Shared-world projects have what can kindly be referred to as an uneven history. Thieves’ World, Wild Cards, Future Boston, Liavek (complete with possibly the only minnow-headed god in the history of fantasy literature) — all had their ups, downs, and other, less definable moments. METAtropolis, edited by John Scalzi and with a lineup of authors that reads like the Superfriends of who’s hot in science fiction, is the latest attempt at a shared-universe anthology, and it’s one of the most ambitious to date. Rather than being based off a particular setting, it’s predicated on the notion of the future of the city itself. The concept drives the evolution of the continuity between stories, rather than the world bible dictating what concepts make sense at play here. It’s an interesting approach and a daunting one. The bar is set high, and the five authors fling themselves at it with varying degrees of success.

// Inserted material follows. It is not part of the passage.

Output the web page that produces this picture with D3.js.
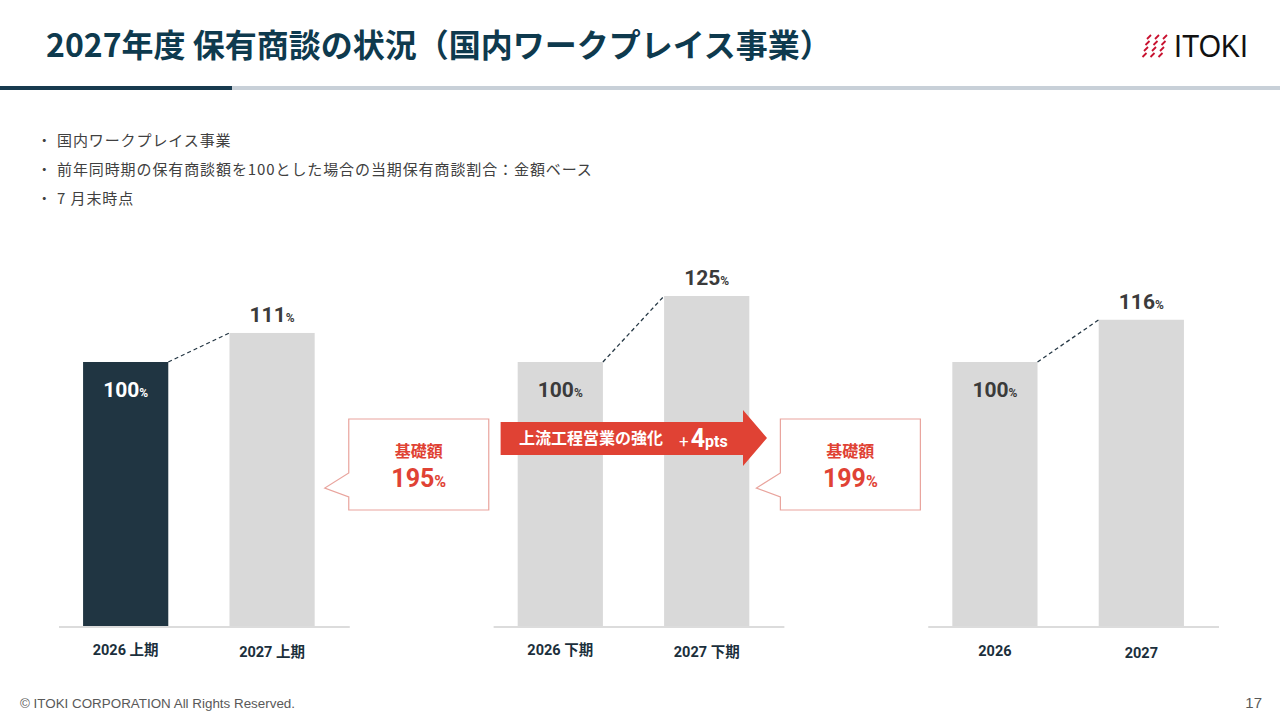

The weakest story of the bunch is also the lead story in the book. Jay Lake’s “In the Forests of the Night” starts to say some interesting things about the notion of the distributed urban center, but it leans too heavily on a metanarrative for the world that never really gets exposed elsewhere in the book. It also owes a heavy and conscious debt to Alfred Bester’s The Stars My Destination, both in narrative structure and in the form of the lead character. The fact that he’s named “Tygre Tygre” — the original title of Bester’s masterpiece — is a graceful acknowledgement of inspiration, but it doesn’t help elevate something that essentially reads like part of a novel into a compelling standalone piece.
Immediately following, however, is one of the book’s real standouts, Tobias Buckell’s “Stochasti-City.” Buckell’s Detroit feels real and believable, and he does a superb job of immersing the reader in this new urban paradigm without dumping blocks of exposition at the slightest provocation. More important, the things his characters do make sense in the context of a Detroit struggling to find a new identity for itself in the wake of global collapse, with old approaches fighting an asymmetrical conflict with the new.
The third story in the anthology, Elizabeth Bear’s “The Red In the Sky Is Our Blood,” is also set in Detroit. However, it’s very much a classic science fiction story. Protagonist notes a secret, protagonist is initiated into the secret, protagonist proves their worth by helping defend the secret. While the story integrates seamlessly into the world as a whole and the characters are well-drawn and appealing, the means by which the protagonist chooses sides feels a bit forced, and the story itself has something of a retro tone that is a sharp contrast to its immediate predecessor.
Story number four belongs to project editor John Scalzi, and it, too, has an old-school feel to it. The cute moment at the beginning of the story is the means by which the wisecracking protagonist saves the day, in a manner that wouldn’t be out of place in old-school Analog piece. Where the story fails the worst is in the explication of the sociological pressures on the resurgent New St. Louis; where it shines is in how it exploits those pressures in the attack on the city that the hero must repulse. Here, Scalzi connects best with the notion of the re-evolved city and its interaction with the new social dynamics that needs must go along with them. It’s just disappointing that the story starts and finishes with something that feels more Silver Age than Electronic Age.
METAtropolis wraps up with the other absolute gem, “To Hie From Far Cilenia” by Karl Schroeder. If there’s a fault to this piece of international intrigue, shifting virtual identities, and levels of perception, it’s that it leapfrogs the notion of the evolved city and jumps straight to next-generation concepts of nations and indeed worlds. Using ARGs (Alternate Reality Games) as a way in to his world of reality piled on top of virtual reality, Schroeder presents something jaw-droppingly ambitious and stunningly well executed. Starting from the hoariest of espionage plots — missing fissionable materials — he jumps from radioactive reindeer to the middle of the ocean to a steampunk Atlantis with daredevil aplomb. This story more than lives up to the promise of the project, and it’s a satisfying and appropriate closer to the book.